In a recent blog post we wrote about the Saga Pattern. Saga attempts to coordinate or manage the notion of transactional consistency across multiple services when a transaction is made of several distributed steps completed by each of the services. Each service in the Saga performs its own transaction and publishes an event. A common scenario where a scalable Saga pattern can be useful is demonstrated in several everyday use cases many of us have used. In this type of a workflow, we often see the anti-pattern of synchronous calls in series which leads to a number of problems regarding availability and scale.

Saga Choreographer Example

Below we demonstrate the proper implementation of Saga with a simple example like coffee orders coming into a major coffee chain through a mobile app client. Each services is listening to events from other services and determining action that’s needed.

A sleepy coffee drinker places an order for their favorite Americano preferring 7 extra espresso shots. The browser makes a request for one medium Americano with the add on of 7 extra shots. The Order Service receives the request, creates, and writes (commit) it in an OPEN state followed by the publishing of an event to the dumb bus. The event data needs to be persisted for durability allowing a potential replay. At this point the order management work is complete, but to complete the overall order the Barista service needs an open order.

  • The Barista Service as a subscriber listens on the topic for an order and then processes it. An acknowledgement of the order is given on another topic to the Order Service. Again, the event is persisted for possible replay. The Order goes into a PREPARING status.
  • Once the Barista Service completes making the medium Americano, it sends a message to the Pickup Service and the Order Service.
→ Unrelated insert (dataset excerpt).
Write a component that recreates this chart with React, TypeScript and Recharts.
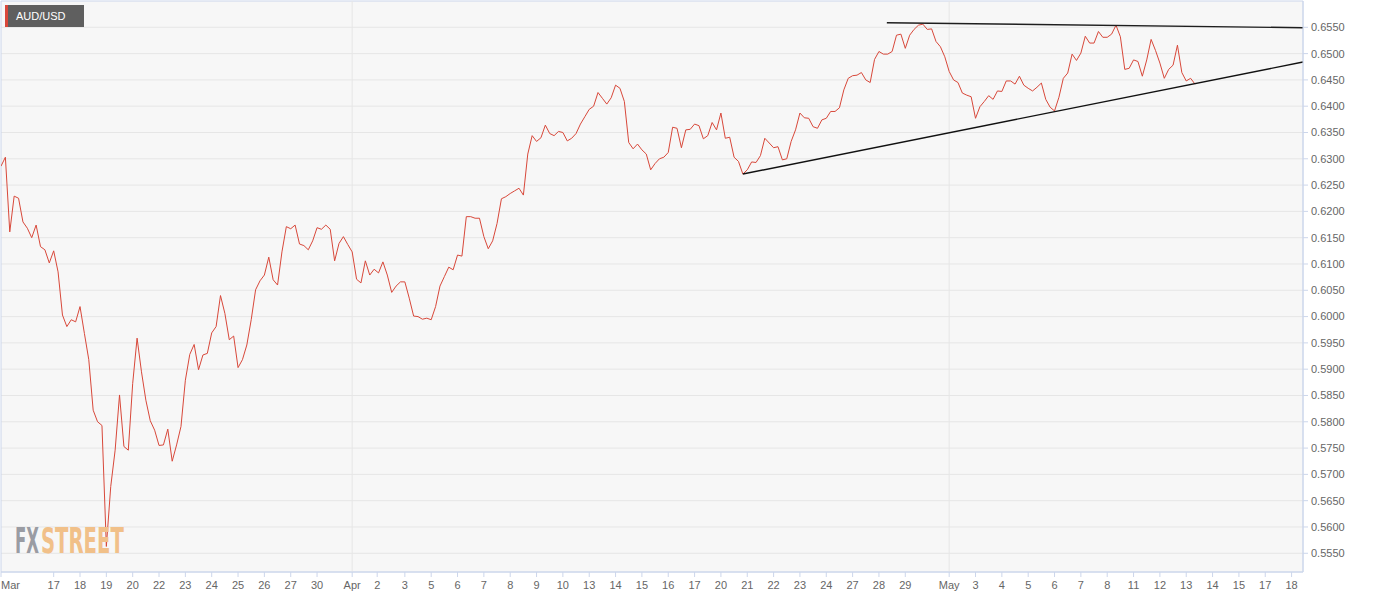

The Order goes into a READY status
  • The PickUp Service processes the message, stages the Americano for pickup, and a message that the order is ready is published and persisted.
  • The Order and Barista Services, all using a shared library for coordination, commit the transaction recognizing the Saga is complete.

Saga Choreographer Deployment

The preferred approach above for the coffee use case provides the following benefits:

  • Maintains the benefits of bulkheads such as isolation between Orders, Barista, and Pick-Up
  • Eliminates problems with conflicting updates with the use of a Commit Coordinator Library.
  • Allows for highly elastic demand and the morning surge for coffee orders without complete failure.
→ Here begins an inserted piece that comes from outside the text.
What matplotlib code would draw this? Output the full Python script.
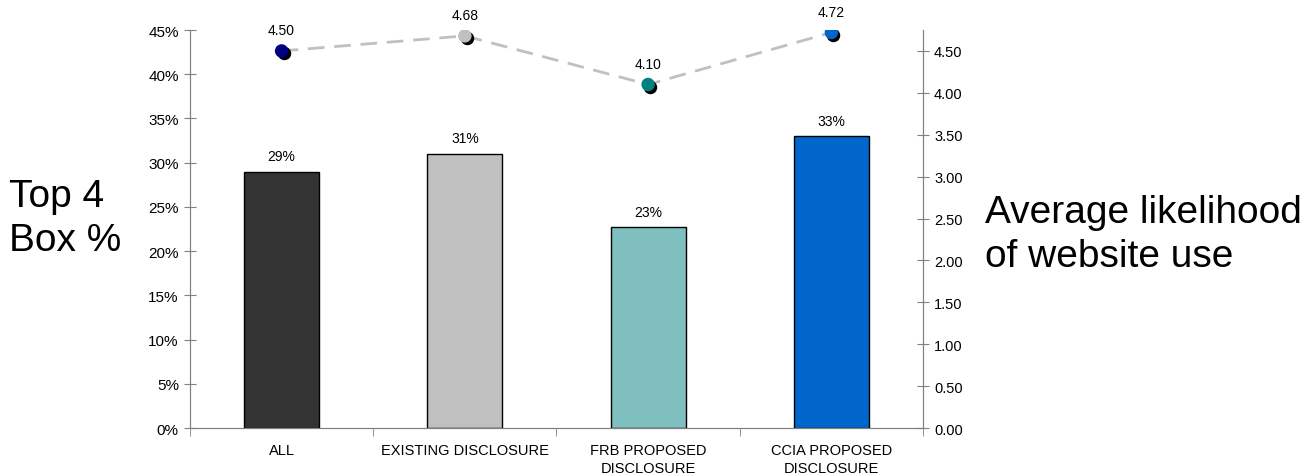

Avoid Synchronous or Asynchronous Deployments

If implemented with a synchronous or asynchronous saga series anti-pattern we described, the coffee order on the Saga will potentially face the following failures:

  • Failure of a request from the client due to overloaded resources from slow synchronous calls
  • Slow completion of an action from a client request
  • Inconsistency of data across services data stores

The application above that uses Saga Choreographer works based on its simplicity and low number of services. If additional services were part of the architecture, we would instead recommend using the Saga Orchestrator Pattern. We don’t recommend Choreographer for transactions that include more than 3 services. Commit and Voting algorithms increase development costs and make troubleshooting more difficult especially as the number of services increases.

Responding To Failures

When a services fails, the originating or source service is responsible for compensating to maintain transaction integrity. This isn’t free and introduces some of the complexity we’ve pointed out with the Choreographer approach. For example, if the Pick-Up service fails or doesn’t respond in the time tolerated, the Order service’s commit coordinator must trigger a clean-up process by publishing a new event that a particular OrderID has failed. Any service that has something committed about the failed order id will rollback the change in its own data store.

Monitoring The Saga

Any failures should be logged at a minimum and if thresholds have been met, alerts should trigger an operations team to investigate. Your monitoring capabilities for failure or slow performance should have the ability to detect slow downs for each service. That means that each service needs to log the success and failure along with time of responses for expected events from subsequent events. That way alerts can trigger based on both failure and response times within the flow.